Comment by evanelias

7 hours ago

Why did you need to index fairly long strings in their entirety in a way that preserves collation behaviors?

And why is a 768 character limit woefully bad, but a 2704 character limit is totally fine?

A URL, for instance, can't be safely stored in 768 characters, but it can be stored safely in 2704. If you then wanted to sort those URLs so that all URLs for each domain and path within that domain are adjacent, you need an index. Especially if you want to paginate over them with a cursor. Doing that without an index on the raw value is a royal pain in the ass.

Hell, even just being able to sort user-submitted strings up to a kilobyte. Why up to a kilobyte? Some users have strings that are kind of long. If I have to define a second column that's the truncated prefix, that's just a silly waste of space because MySQL decided to use utf-32 under the hood.

  • To be honest, indexes aren't designed for that. They're meant for fast lookup of short identifiers. Things like people's names and product ID's. Not long URL's. It's not performant.

    If you need to keep a million long URL's in a defined sort order, my first recommendation would be, don't -- see if there's another way to achieve your end result. But if you absolutely have to, then create a new integer column to be your sort key, and use a little bit of extra code to give it values that produce the same sort order.
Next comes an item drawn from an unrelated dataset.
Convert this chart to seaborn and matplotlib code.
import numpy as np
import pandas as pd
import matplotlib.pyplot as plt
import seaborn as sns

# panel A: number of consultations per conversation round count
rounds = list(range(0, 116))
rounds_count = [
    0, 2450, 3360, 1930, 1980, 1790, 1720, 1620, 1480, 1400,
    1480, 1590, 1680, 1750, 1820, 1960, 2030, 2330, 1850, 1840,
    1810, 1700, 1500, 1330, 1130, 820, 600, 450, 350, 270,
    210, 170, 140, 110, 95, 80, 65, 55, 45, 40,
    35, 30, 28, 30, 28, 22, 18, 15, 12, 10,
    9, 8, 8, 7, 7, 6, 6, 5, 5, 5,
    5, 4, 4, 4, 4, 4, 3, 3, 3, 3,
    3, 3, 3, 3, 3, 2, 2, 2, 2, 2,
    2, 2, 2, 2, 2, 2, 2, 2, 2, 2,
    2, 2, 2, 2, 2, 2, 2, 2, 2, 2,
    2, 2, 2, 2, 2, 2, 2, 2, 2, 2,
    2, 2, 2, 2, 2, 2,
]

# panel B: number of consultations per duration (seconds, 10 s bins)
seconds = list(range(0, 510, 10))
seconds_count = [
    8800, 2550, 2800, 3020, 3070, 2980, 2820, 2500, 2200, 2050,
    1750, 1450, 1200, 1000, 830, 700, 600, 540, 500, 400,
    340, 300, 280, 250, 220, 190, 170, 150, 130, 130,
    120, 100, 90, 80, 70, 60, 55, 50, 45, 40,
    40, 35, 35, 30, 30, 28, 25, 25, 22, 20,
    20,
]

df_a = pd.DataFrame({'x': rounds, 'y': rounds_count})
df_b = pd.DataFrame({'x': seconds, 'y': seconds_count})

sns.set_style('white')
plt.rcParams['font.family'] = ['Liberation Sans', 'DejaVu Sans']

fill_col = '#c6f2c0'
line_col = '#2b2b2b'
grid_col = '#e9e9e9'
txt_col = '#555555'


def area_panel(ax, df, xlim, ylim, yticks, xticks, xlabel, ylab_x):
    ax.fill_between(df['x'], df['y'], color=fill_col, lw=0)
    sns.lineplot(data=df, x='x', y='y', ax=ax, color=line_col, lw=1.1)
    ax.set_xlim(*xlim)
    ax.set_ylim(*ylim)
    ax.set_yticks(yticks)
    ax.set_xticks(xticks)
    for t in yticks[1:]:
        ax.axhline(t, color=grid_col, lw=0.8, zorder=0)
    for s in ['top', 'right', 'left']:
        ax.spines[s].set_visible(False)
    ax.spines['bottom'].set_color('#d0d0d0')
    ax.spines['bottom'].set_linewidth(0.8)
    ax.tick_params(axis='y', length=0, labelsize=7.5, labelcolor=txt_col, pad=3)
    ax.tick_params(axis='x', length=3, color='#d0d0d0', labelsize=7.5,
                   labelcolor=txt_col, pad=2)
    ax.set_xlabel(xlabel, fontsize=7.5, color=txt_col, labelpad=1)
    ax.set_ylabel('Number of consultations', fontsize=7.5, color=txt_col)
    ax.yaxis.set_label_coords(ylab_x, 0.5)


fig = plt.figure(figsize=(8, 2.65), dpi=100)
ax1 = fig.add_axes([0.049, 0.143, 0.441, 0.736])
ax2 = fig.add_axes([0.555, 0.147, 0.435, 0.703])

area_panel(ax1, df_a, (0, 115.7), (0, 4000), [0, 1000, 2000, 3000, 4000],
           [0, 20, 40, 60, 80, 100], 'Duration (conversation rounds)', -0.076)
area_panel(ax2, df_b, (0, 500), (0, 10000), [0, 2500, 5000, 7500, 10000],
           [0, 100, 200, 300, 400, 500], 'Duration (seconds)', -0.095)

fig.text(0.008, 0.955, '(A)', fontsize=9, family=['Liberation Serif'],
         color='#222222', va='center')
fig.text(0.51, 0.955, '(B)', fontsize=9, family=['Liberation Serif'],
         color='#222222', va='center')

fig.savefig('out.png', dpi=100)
    Creating short numerical primary keys for long strings is a common database technique.

  • > it can be stored safely in 2704

    No, it can't. URL doesn't have any length limit, regardless of the fact that different software will impose different limits.

  • > A URL, for instance

    VARBINARY is typically ok for that I'd think? Then you can utilize the full 3072 byte limit for the key, since there's no character set applied.

    > even just being able to sort user-submitted strings up to a kilobyte

    As a software engineer, I completely agree. But as a DBA, I am obligated to make a "tsk" sound and scowl disapprovingly!

You might just load someone else's data, and the index is desirable in general for speeding up analytic queries. It's possible to work around that, of course. But depending on what you do, it can make writing efficient queries against the data more difficult. That's just a distraction because most of the time, those long columns won't matter anyway.